Ray Bradbury. Probably my favourite story from 'the Ultimate Dinosaur' is 'Besides a Dinosaur, Whatta Ya Gonna Be when you grow up?', authored by the noted sci-fi writer Ray Bradbury. He is a prolific writer and his works includes classics such as 'Farhenait 451' and the 'Martian Chronicles'. Bradbury attributes his lifelong habit of writing every day to an incident happened in 1932. Mr. Electrico, a carnival entertainer, touched him on the nose with an electrified sword, made his hair stand on end, and shouted, "Live forever!".
It was from then that Bradbury wanted to live forever and decided his career as an author in order to do what he was told: live forever. It was at that age that Bradbury started his interest for magic. Curiously, Bradbury was a close friend of Charles Addams, an american cartoonist who invented the characters known as 'The Addams Family'.
Ray Bradbury has long had a fascination with dinosaurs, as demonstrated his stories and poems about the mesozoic beasts. Some of Bradbury's stories on dinosaurs are included in the volume 'Dinosaur Tales'.


William Stout.
Among the artists who illustrated Bradbury's 'Dinosaur Tales' there is William Stout, which also provided some works of art for 'the Ultimate Dinosaur'. Indeed Stout is either a fantasy artist and a paleo-artist, moving without difficulty between the two worlds.

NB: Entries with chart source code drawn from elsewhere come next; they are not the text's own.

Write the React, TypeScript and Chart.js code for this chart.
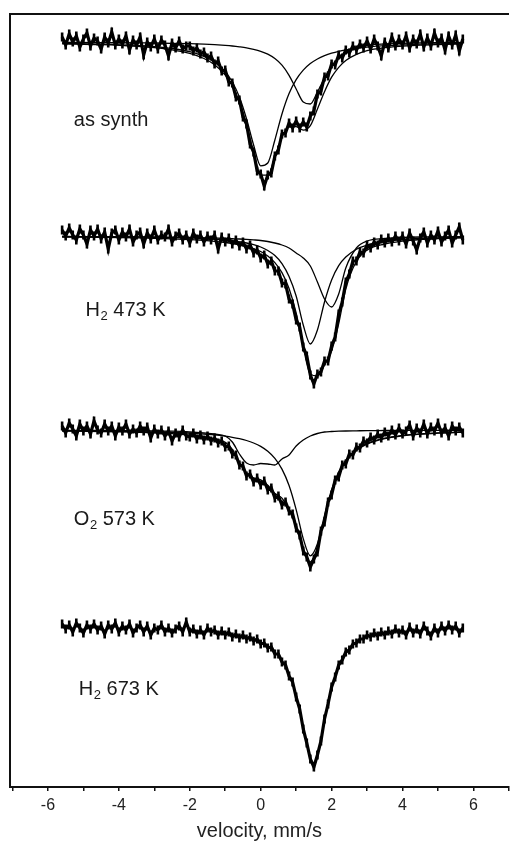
import { useEffect, useRef } from "react";
import { Chart, registerables } from "chart.js";

Chart.register(...registerables);

// Doppler velocity channels (mm/s)
const velocity = [
  -5.6, -5.5, -5.4, -5.3, -5.2, -5.1, -5.0, -4.9, -4.8, -4.7, -4.6, -4.5, -4.4, -4.3, -4.2, -4.1, -4.0, -3.9, -3.8, -3.7,
  -3.6, -3.5, -3.4, -3.3, -3.2, -3.1, -3.0, -2.9, -2.8, -2.7, -2.6, -2.5, -2.4, -2.3, -2.2, -2.1, -2.0, -1.9, -1.8, -1.7,
  -1.6, -1.5, -1.4, -1.3, -1.2, -1.1, -1.0, -0.9, -0.8, -0.7, -0.6, -0.5, -0.4, -0.3, -0.2, -0.1, 0.0, 0.1, 0.2, 0.3,
  0.4, 0.5, 0.6, 0.7, 0.8, 0.9, 1.0, 1.1, 1.2, 1.3, 1.4, 1.5, 1.6, 1.7, 1.8, 1.9, 2.0, 2.1, 2.2, 2.3,
  2.4, 2.5, 2.6, 2.7, 2.8, 2.9, 3.0, 3.1, 3.2, 3.3, 3.4, 3.5, 3.6, 3.7, 3.8, 3.9, 4.0, 4.1, 4.2, 4.3,
  4.4, 4.5, 4.6, 4.7, 4.8, 4.9, 5.0, 5.1, 5.2, 5.3, 5.4, 5.5, 5.6, 5.7,
];

// Measured spectra: relative transmission change (%) per channel
const asSynth = [
  0.5, -0.3, 0.8, 0.0, 0.6, -0.5, 0.3, 0.9, -0.4, 0.4, 0.1, -0.7, 0.5, -0.1, 1.0, -0.3, 0.3, -0.2, 0.6, -0.8,
  0.2, -0.3, 0.5, -1.3, 0.0, -0.5, 0.3, -0.7, 0.2, -0.3, -1.4, -0.1, -0.6, 0.1, -0.7, -0.4,
  -0.4, -0.9, -0.6, -1.2, -1.0, -1.6, -1.4, -2.2, -1.9, -2.9, -2.8, -4.0, -4.1, -5.5, -5.8, -7.5, -8.2, -10.2, -11.0, -12.9,
  -13.2, -14.4, -13.3, -13.1, -11.4, -10.8, -9.2, -9.1, -8.1, -8.6, -7.9, -8.6, -8.0, -8.5, -7.4, -6.9, -5.2, -4.9, -3.5, -3.4,
  -2.2, -2.3, -1.3, -1.6, -0.8, -1.1, -0.4, -0.8, -0.2, -0.6,
  0.1, -0.7, 0.3, -0.4, -1.4, 0.0, -0.6, 0.5, -0.4, 0.3, -0.3, 0.6, -0.6, 0.3, -0.2, 0.8, -0.5, 0.4, -0.4, 0.9,
  -0.1, 0.4, -0.8, 0.6, -0.3, 0.7, -0.9, 0.3,
];
const h2At473 = [
  0.6, 0.0, 0.8, 0.1, -0.4, 0.7, 0.1, -0.8, 0.6, 0.0, 0.7, -0.3, 0.4, -1.3, 0.3, 0.6, -0.4, 0.4, -0.1, 0.7,
  -0.6, 0.1, 0.4, -0.8, 0.3, -0.3, 0.6, -0.4, 0.1, -0.1, 0.7, -0.6, 0.0, 0.3, -0.4, 0.1, -0.7, 0.3, -0.3, 0.1,
  -0.6, 0.0, -0.4, 0.1, -1.3, -0.1,
  -0.6, -0.2, -0.8, -0.4, -1.0, -0.6, -1.3, -0.9, -1.7, -1.4, -2.2, -1.9, -2.8, -2.5, -3.5, -3.5, -4.7, -4.8, -6.3, -6.8,
  -8.4, -9.1, -11.1, -12.0, -13.9, -14.8, -13.8, -13.6, -12.5, -12.5, -11.0, -10.1, -7.8, -6.6, -4.6, -3.8, -2.5, -2.5, -1.6, -1.7,
  -0.9, -1.2, -0.6, -0.9, -0.3, -0.7, -0.2, -0.6, 0.0, -0.5,
  0.0, -0.8, 0.3, -0.5, -1.4, -0.2, 0.4, -0.7, 0.1, -0.4, 0.5, -0.6, 0.0, 0.6, -0.7, 0.1, 0.9, -0.4,
];
const o2At573 = [
  0.4, -0.3, 0.7, 0.1, -0.6, 0.6, -0.1, 0.4, -0.4, 0.9, 0.0, -0.3, 0.6, -0.1, 0.4, -0.6, 0.3, -0.1, 0.6, -0.4,
  0.1, -0.3, 0.4, -0.1, 0.3, -0.8, 0.1, -0.4, 0.0, -0.6, -0.1, -1.1, -0.3, -0.7, 0.0, -0.6,
  -0.7, -0.3, -0.9, -0.5, -1.0, -0.6, -1.1, -0.8, -1.3, -1.1, -1.7, -1.6, -2.4, -2.5, -3.5, -3.6, -4.6, -4.4, -5.2, -4.8,
  -5.5, -5.1, -6.0, -5.8, -6.8, -6.6, -7.5, -7.2, -8.1, -8.4, -9.8, -10.5, -12.1, -12.7, -13.7, -12.9, -12.2, -10.1, -9.2, -7.2,
  -6.5, -5.0, -4.7, -3.5, -3.4, -2.4, -2.5, -1.7, -1.8, -1.1, -1.3, -0.7, -1.0, -0.4, -0.8, -0.2, -0.6, 0.0, -0.5, 0.2,
  -0.4, -0.1, 0.5, -0.6, 0.2, -0.3, 0.6, -0.4, 0.3, -0.1, 0.7, -0.3, 0.2, -0.6, 0.4, -0.1, 0.3, -0.3,
];
const h2At673 = [
  0.5, 0.0, 0.4, -0.3, 0.6, 0.1, -0.4, 0.4, 0.0, 0.5, -0.1, 0.3, -0.5, 0.4, 0.0, 0.6, -0.3, 0.3, -0.1, 0.5,
  -0.4, 0.1, 0.4, -0.3, 0.3, -0.6, 0.1, -0.1, 0.4, -0.3, 0.1, -0.4, 0.0, 0.3, -0.3, 0.7, -0.3, 0.0, -0.5, -0.1,
  -0.6, 0.1, -0.3, -0.1, -0.6, -0.2,
  -0.6, -0.3, -0.8, -0.5, -0.9, -0.6, -1.0, -0.8, -1.2, -1.0, -1.5, -1.4, -1.9, -1.8, -2.5, -2.5, -3.3, -3.6, -4.7, -5.3,
  -6.8, -8.0, -10.0, -11.4, -13.0, -13.8, -12.6, -11.2, -9.0, -7.5, -5.8, -4.8, -3.6, -3.1, -2.3, -2.1, -1.5, -1.4, -1.0, -1.0,
  -0.6, -0.8, -0.4, -0.7, -0.3, -0.6, -0.2, -0.5, 0.0, -0.4, -0.1, -0.6, 0.2, -0.4, 0.0, -0.5, 0.3, -0.2, -0.7, 0.1,
  -0.4, 0.3, -0.2, 0.4, -0.1, 0.3, -0.4, 0.1,
];

// Fitted sub-spectra, sampled at these velocities (mm/s)
const fitVelocity = [
  -5.6, -4.5, -3.5, -3.0, -2.5, -2.0, -1.6, -1.3, -1.0, -0.8, -0.6, -0.4, -0.2, 0.0, 0.2, 0.4, 0.6,
  0.8, 1.0, 1.2, 1.4, 1.6, 1.8, 2.0, 2.2, 2.4, 2.7, 3.0, 3.5, 4.0, 4.5, 5.0, 5.7,
];
const asSynthFitA = [
  -0.14, -0.21, -0.34, -0.46, -0.65, -0.97, -1.43, -2.0, -2.97, -4.0, -5.5, -7.68, -10.3, -12.38, -12.1, -9.8, -7.2,
  -5.16, -3.76, -2.81, -2.16, -1.7, -1.37, -1.12, -0.93, -0.79, -0.63, -0.51, -0.37, -0.29, -0.22, -0.18, -0.14,
];
const asSynthFitB = [
  -0.04, -0.06, -0.09, -0.1, -0.13, -0.17, -0.22, -0.27, -0.34, -0.4, -0.48, -0.58, -0.73, -0.93, -1.22, -1.66, -2.32,
  -3.33, -4.7, -6.0, -6.2, -5.0, -3.6, -2.4, -1.6, -1.05, -0.6, -0.35, -0.2, -0.13, -0.09, -0.07, -0.05,
];
const asSynthFitSum = [
  -0.18, -0.27, -0.43, -0.56, -0.78, -1.14, -1.65, -2.27, -3.31, -4.4, -5.98, -8.26, -11.03, -13.31, -13.32, -11.46, -9.52,
  -8.49, -8.46, -8.81, -8.36, -6.7, -4.97, -3.52, -2.53, -1.84, -1.23, -0.86, -0.57, -0.42, -0.31, -0.25, -0.19,
];
const h2At473FitA = [
  -0.05, -0.07, -0.1, -0.13, -0.16, -0.21, -0.26, -0.33, -0.41, -0.48, -0.58, -0.7, -0.87, -1.1, -1.45, -1.96, -2.76,
  -4.05, -6.0, -8.9, -10.8, -9.4, -6.6, -4.4, -2.96, -2.1, -1.33, -0.91, -0.55, -0.36, -0.25, -0.19, -0.13,
];
const h2At473FitB = [
  -0.05, -0.06, -0.08, -0.1, -0.12, -0.15, -0.18, -0.2, -0.24, -0.27, -0.3, -0.34, -0.39, -0.45, -0.55, -0.7, -0.9,
  -1.2, -1.7, -2.2, -3.0, -4.6, -6.3, -7.1, -5.8, -3.2, -1.2, -0.5, -0.25, -0.15, -0.1, -0.08, -0.06,
];
const h2At473FitSum = [
  -0.1, -0.13, -0.18, -0.23, -0.28, -0.36, -0.44, -0.53, -0.65, -0.75, -0.88, -1.04, -1.26, -1.55, -2.0, -2.66, -3.66,
  -5.25, -7.7, -11.1, -13.8, -14.0, -12.9, -11.5, -8.76, -5.3, -2.53, -1.41, -0.8, -0.51, -0.35, -0.27, -0.19,
];
const o2At573FitC = [
  -0.08, -0.11, -0.16, -0.19, -0.24, -0.32, -0.41, -0.49, -0.62, -0.73, -0.87, -1.05, -1.3, -1.64, -2.13, -2.84, -3.91,
  -5.55, -7.96, -10.86, -12.58, -11.38, -8.53, -5.97, -4.19, -3.02, -1.96, -1.36, -0.82, -0.55, -0.39, -0.29, -0.2,
];
const o2At573FitD = [
  -0.03, -0.04, -0.06, -0.08, -0.12, -0.2, -0.3, -0.4, -0.6, -1.2, -2.4, -3.3, -3.5, -3.35, -3.4, -3.5, -2.9,
  -2.5, -1.6, -1.0, -0.6, -0.35, -0.2, -0.15, -0.12, -0.1, -0.08, -0.06, -0.05, -0.04, -0.03, -0.03, -0.02,
];
const o2At573FitSum = [
  -0.11, -0.15, -0.22, -0.27, -0.36, -0.52, -0.71, -0.89, -1.22, -1.93, -3.27, -4.35, -4.8, -4.99, -5.53, -6.34, -6.81,
  -8.05, -9.56, -11.86, -13.18, -11.73, -8.73, -6.12, -4.31, -3.12, -2.04, -1.42, -0.87, -0.59, -0.42, -0.32, -0.22,
];

// Vertical stacking offsets of the four spectra
const stackOffsets = [74.5, 55.1, 35.7, 15.8];

// Sample labels: [main, subscript, rest]
const sampleLabels = [
  ["as synth", "", ""],
  ["H", "2", " 473 K"],
  ["O", "2", " 573 K"],
  ["H", "2", " 673 K"],
];
const labelVelocity = [-5.27, -4.94, -5.27, -5.13];
const labelLevel = [66.07, 47.07, 26.17, 9.17];

const FONT = '"Liberation Sans", Arial, Helvetica, sans-serif';

const measured = [asSynth, h2At473, o2At573, h2At673];
const fits = [
  [asSynthFitA, asSynthFitB, asSynthFitSum],
  [h2At473FitA, h2At473FitB, h2At473FitSum],
  [o2At573FitC, o2At573FitD, o2At573FitSum],
  [],
];

const labelPlugin = {
  id: "sampleLabels",
  afterDatasetsDraw(chart: any) {
    const ctx = chart.ctx as CanvasRenderingContext2D;
    const xs = chart.scales.x;
    const ys = chart.scales.y;
    ctx.save();
    ctx.fillStyle = "#1a1a1a";
    ctx.textBaseline = "alphabetic";
    ctx.textAlign = "left";
    sampleLabels.forEach((parts, i) => {
      let px = xs.getPixelForValue(labelVelocity[i]);
      const py = ys.getPixelForValue(labelLevel[i]);
      ctx.font = `20px ${FONT}`;
      ctx.fillText(parts[0], px, py);
      px += ctx.measureText(parts[0]).width;
      if (parts[1]) {
        ctx.font = `13px ${FONT}`;
        ctx.fillText(parts[1], px + 0.5, py + 4);
        px += ctx.measureText(parts[1]).width + 0.5;
      }
      if (parts[2]) {
        ctx.font = `20px ${FONT}`;
        ctx.fillText(parts[2], px, py);
      }
    });
    ctx.restore();
  },
};

export default function App() {
  const canvasRef = useRef<HTMLCanvasElement>(null);

  useEffect(() => {
    const canvas = canvasRef.current;
    if (!canvas) return;

    const datasets: any[] = [];
    measured.forEach((values, i) => {
      datasets.push({
        label: `spectrum ${i + 1}`,
        data: velocity.map((v, k) => ({ x: v, y: values[k] + stackOffsets[i] })),
        borderColor: "#000",
        backgroundColor: "#000",
        borderWidth: 3.2,
        pointStyle: "line",
        pointRotation: 90,
        pointRadius: 4.5,
        pointBorderWidth: 2.6,
        pointBorderColor: "#000",
        tension: 0,
        fill: false,
      });
    });
    fits.forEach((set, i) => {
      set.forEach((values, j) => {
        datasets.push({
          label: `fit ${i + 1}.${j + 1}`,
          data: fitVelocity.map((v, k) => ({ x: v, y: values[k] + stackOffsets[i] })),
          borderColor: "#000",
          borderWidth: 1.3,
          pointRadius: 0,
          cubicInterpolationMode: "monotone",
          fill: false,
        });
      });
    });

    const chart = new Chart(canvas, {
      type: "line",
      data: { datasets },
      options: {
        animation: false,
        responsive: false,
        events: [],
        layout: { padding: { left: 10, top: 14, right: 0, bottom: 0 } },
        plugins: {
          legend: { display: false },
          tooltip: { enabled: false },
        },
        scales: {
          x: {
            type: "linear",
            position: "bottom",
            min: -7.07,
            max: 7.0,
            afterFit: (s: any) => {
              s.height = 56;
            },
            border: { display: true, color: "#111", width: 2 },
            grid: {
              display: true,
              drawOnChartArea: false,
              drawTicks: true,
              tickLength: 4,
              color: "#111",
              lineWidth: 1.5,
            },
            ticks: {
              stepSize: 1,
              includeBounds: false,
              autoSkip: false,
              maxRotation: 0,
              padding: 5,
              color: "#222",
              font: { family: FONT, size: 16 },
              callback: (v: any) => (Math.round(Number(v)) % 2 === 0 ? String(v) : ""),
            },
            title: {
              display: true,
              text: "velocity, mm/s",
              color: "#222",
              font: { family: FONT, size: 20 },
              padding: { top: 0, bottom: 0 },
            },
          },
          xTop: {
            type: "linear",
            position: "top",
            min: -7.07,
            max: 7.0,
            afterFit: (s: any) => {
              s.height = 0;
            },
            border: { display: true, color: "#111", width: 2 },
            grid: { display: false },
            ticks: { display: false },
          },
          y: {
            type: "linear",
            min: 0,
            max: 77.3,
            afterFit: (s: any) => {
              s.width = 0;
            },
            border: { display: true, color: "#111", width: 2 },
            grid: { display: false },
            ticks: { display: false },
          },
        },
      } as any,
      plugins: [labelPlugin],
    });

    return () => chart.destroy();
  }, []);

  return (
    <div style={{ position: "absolute", left: 0, top: 0, width: 516, height: 843, background: "#fff" }}>
      <canvas ref={canvasRef} width={516} height={843} style={{ display: "block", width: 516, height: 843 }} />
    </div>
  );
}
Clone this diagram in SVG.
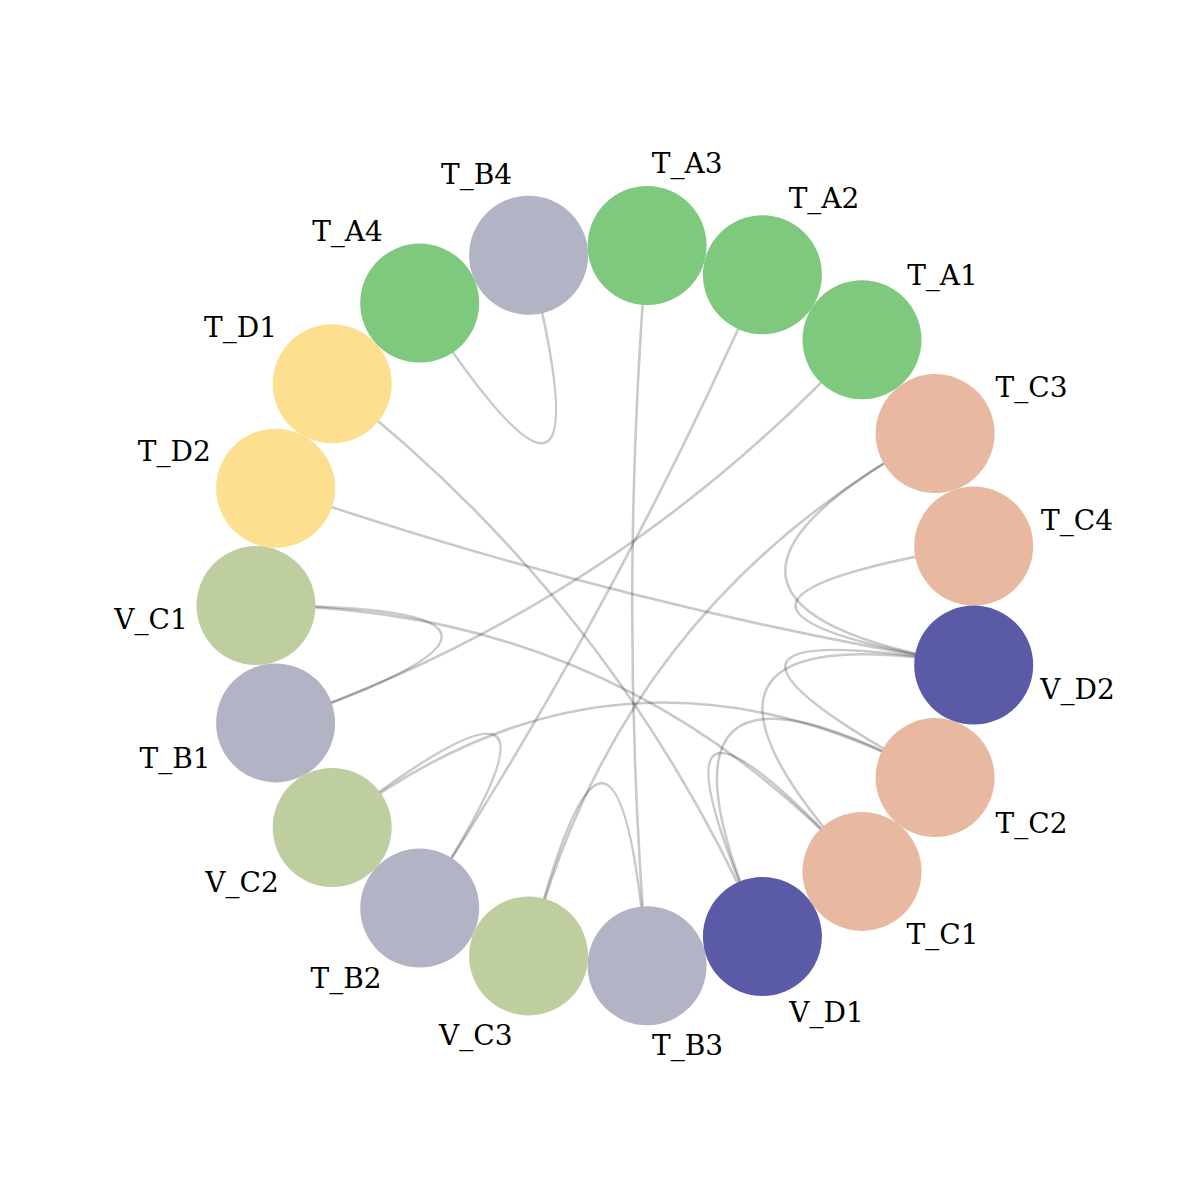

His double otlook can be seen in his numerous incursions outside the 'traditional' 2D-art. For instance, he worked on over thirty feature films, including both 'Conan' and Gulliermo del Toro's 'Pan's Labyrinth'. His expertise with paleontology is witnessed by his role in the computer-animated movie 'Dinosaur' (Walt Disnet Pictures; he was the character designer).
It is worth to note that eleven Stout paintings were selected for the traveling exhibition 'Dinosaurs Past and Present', an important group show depicting the history of paleoart.
Stout is also an outdoor enthusiast.
In Antarctica he climbed Mt.Erebus, made several dives beneath the ice, camped in the dry valleys, and produced over one hundred painted studies on Antarctica's wildlife. His experiences resulted in several exhibitions: 'William Stout's Visions of Gondwana - Past and Present Life in Antarctica', 'Dinosaurs On Ice - William Stout's Antarctica', 'Dinosaurs, Penguins & Whales: William Stout's Antarctica'.




The multi-faceted interests of William Stout recall the personality of Charles Willson Peale, an American painter born in 1741. Peale had a great interest in natural history and organized the first U.S. scientific expedition in 1801.
He founded the Philadelphia Museum, later renamed the Peale museum. Notably, the museum was among the first to adopt Linnaean taxonomy. Peale's museum was among the first to display mastodon bones and the artist also illustrated a paleontological excavation of a mastodon.

Charles Willson Peale, Exhuming the First American Mastodon (1806).